Remove Character

Problem

Given two strings string1 and string2, remove those characters from first string(string1) which are present in second string(string2). Both the strings are different and contain only lowercase characters.

NOTE: Size of first string is always greater than the size of second string( |string1| > |string2|).

Examples:

Example 1:

Input:
string1 = "computer"
string2 = "cat"
Output: "ompuer"
Explanation: After removing characters(c, a, t) from string1 we get "ompuer".

Example 2:

Input:
string1 = "occurrence"
string2 = "car"
Output: "ouene"
Explanation: After removing characters (c, a, r) from string1 we get "ouene".

Your task:

You dont need to read input or print anything. Complete the function removeChars() which takes string1 and string2 as input parameter and returns the result string after removing characters from string2 from string1.

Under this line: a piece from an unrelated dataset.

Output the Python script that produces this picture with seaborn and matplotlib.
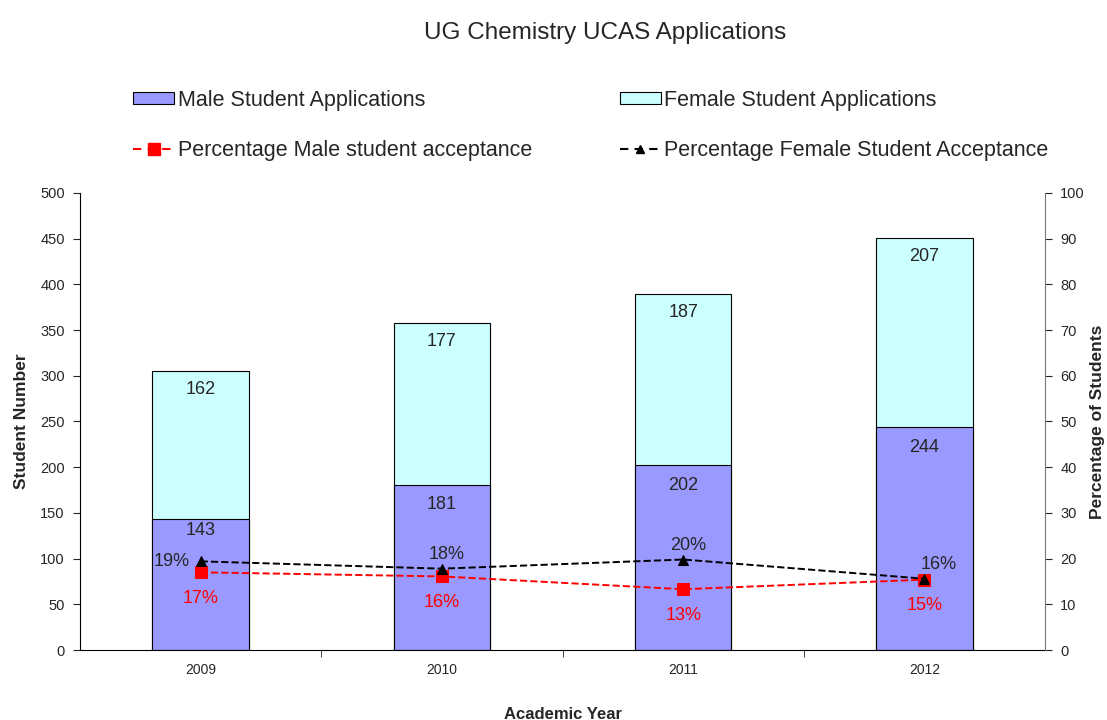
import pandas as pd
import seaborn as sns
import matplotlib.pyplot as plt
from matplotlib.patches import Patch
from matplotlib.lines import Line2D

years = ['2009', '2010', '2011', '2012']
male_apps = [143, 181, 202, 244]
female_apps = [162, 177, 187, 207]
male_pct = [17.0, 16.1, 13.3, 15.4]
female_pct = [19.4, 17.8, 19.8, 15.6]
male_pct_labels = ['17%', '16%', '13%', '15%']
female_pct_labels = ['19%', '18%', '20%', '16%']

df = pd.DataFrame({'Year': years, 'Male': male_apps, 'Female': female_apps})
df['Total'] = df['Male'] + df['Female']

sns.set_style('white')
plt.rcParams['font.family'] = ['Liberation Sans', 'DejaVu Sans']

male_col = '#9999FF'
female_col = '#CCFFFF'

fig = plt.figure(figsize=(11.07, 7.2), dpi=100)
ax = fig.add_axes([0.0723, 0.0972, 0.8717, 0.6348])

# stacked bars: total first (female colour), male drawn over the bottom part
sns.barplot(data=df, x='Year', y='Total', color=female_col, edgecolor='black',
            linewidth=0.8, width=0.4, saturation=1, ax=ax)
sns.barplot(data=df, x='Year', y='Male', color=male_col, edgecolor='black',
            linewidth=0.8, width=0.4, saturation=1, ax=ax)

for i in range(len(years)):
    off = 12 if i == 0 else 22
    ax.text(i, male_apps[i] - off, str(male_apps[i]), ha='center', va='center', fontsize=13)
    ax.text(i, male_apps[i] + female_apps[i] - 20, str(female_apps[i]),
            ha='center', va='center', fontsize=13)

ax.set_xlim(-0.5, 3.5)
ax.set_ylim(0, 500)
ax.set_yticks(range(0, 501, 50))
ax.set_xticks(range(4))
ax.set_xticks([0.5, 1.5, 2.5], minor=True)
ax.tick_params(axis='x', which='major', length=0, labelsize=10, pad=9)
ax.tick_params(axis='x', which='minor', length=5, direction='out', bottom=True)
ax.tick_params(axis='y', length=5, direction='out', left=True, labelsize=10.5, pad=6)
ax.set_xlabel('Academic Year', fontsize=12, fontweight='bold', labelpad=22)
ax.set_ylabel('Student Number', fontsize=12.5, fontweight='bold', labelpad=8)
ax.spines['top'].set_visible(False)
ax.spines['left'].set_color('black')
ax.spines['bottom'].set_color('black')
ax.spines['right'].set_visible(False)

ax2 = ax.twinx()
idx = list(range(4))
sns.lineplot(x=idx, y=male_pct, ax=ax2, color='red', linestyle='--', linewidth=1.4,
             marker='s', markersize=8, markeredgecolor='red', dashes=(4, 3))
sns.lineplot(x=idx, y=female_pct, ax=ax2, color='black', linestyle='--', linewidth=1.4,
             marker='^', markersize=7, markeredgecolor='black', dashes=(4, 3))
ax2.set_ylim(0, 100)
ax2.set_yticks(range(0, 101, 10))
ax2.tick_params(axis='y', length=5, direction='out', right=True, labelsize=10.5, pad=6)
ax2.set_ylabel('Percentage of Students', fontsize=12.5, fontweight='bold', labelpad=4)
ax2.spines['top'].set_visible(False)
ax2.spines['left'].set_visible(False)
ax2.spines['bottom'].set_visible(False)
ax2.spines['right'].set_color('#777777')

for i in idx:
    ax2.text(i, male_pct[i] - 5.7, male_pct_labels[i], color='red', ha='center',
             va='center', fontsize=13)
    if i == 0:
        ax2.text(i - 0.12, female_pct[i], female_pct_labels[i], ha='center',
                 va='center', fontsize=13)
    else:
        dx = 0.06 if i == 3 else 0.02
        ax2.text(i + dx, female_pct[i] + 3.1, female_pct_labels[i], ha='center',
                 va='center', fontsize=13)

fig.suptitle('UG Chemistry UCAS Applications', fontsize=17.5, x=0.547, y=0.97)

handles = [
    Patch(facecolor=male_col, edgecolor='black', linewidth=0.8, label='Male Student Applications'),
    Line2D([], [], color='red', linestyle='--', dashes=(4, 3), marker='s', markersize=8,
           label='Percentage Male student acceptance'),
    Patch(facecolor=female_col, edgecolor='black', linewidth=0.8, label='Female Student Applications'),
    Line2D([], [], color='black', linestyle='--', dashes=(4, 3), marker='^', markersize=6,
           label='Percentage Female Student Acceptance'),
]
fig.legend(handles=handles, ncol=2, loc='upper left', bbox_to_anchor=(0.103, 0.902),
           frameon=False, fontsize=15.5, handlelength=1.9, handleheight=0.5,
           handletextpad=0.15, columnspacing=4.1, labelspacing=1.35)

fig.savefig('out.png', dpi=100)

• Expected Time Complexity: $O(|String1| + |String2|)$
• Expected Auxiliary Space: $O(|String1|)$

Constraints:

• $1 <= |String1| , |String2| <= 50$

Solution

Python

def removeChars (ob, string1, string2):
    set_string2 = set(string2)
    result = []
    for char in string1:
        if char not in set_string2:
            result.append(char)
    return ''.join(result)

Java

static String removeChars(String string1, String string2){
    Set<Character> setString2 = new HashSet<>();
    for (char c : string2.toCharArray()) {
        setString2.add(c);
    }
    StringBuilder result = new StringBuilder();
    for (char c : string1.toCharArray()) {
        if (!setString2.contains(c)) {
            result.append(c);
        }
    }
    return result.toString();
}

C++

string removeChars(string string1, string string2) {
    unordered_set<char> setString2;
    for (char c : string2) {
        setString2.insert(c);
    }
    string result;
    for (char c : string1) {
        if (setString2.find(c) == setString2.end()) {
            result += c;
        }
    }
    return result;
}

C

void removeChars(char *string1, char *string2) {
    int map[256] = {0};  
    for (int i = 0; i < strlen(string2); ++i) {
        map[(int)string2[i]] = 1;
    }
    int index = 0;  
    for (int i = 0; i < strlen(string1); ++i) {
        if (!map[(int)string1[i]]) {
            string1[index++] = string1[i];
        }
    }
    string1[index] = '\0';  
}

• Time Complexity: $O(|String1| + |String2|)$
• Auxiliary Space: $O(|String1|)$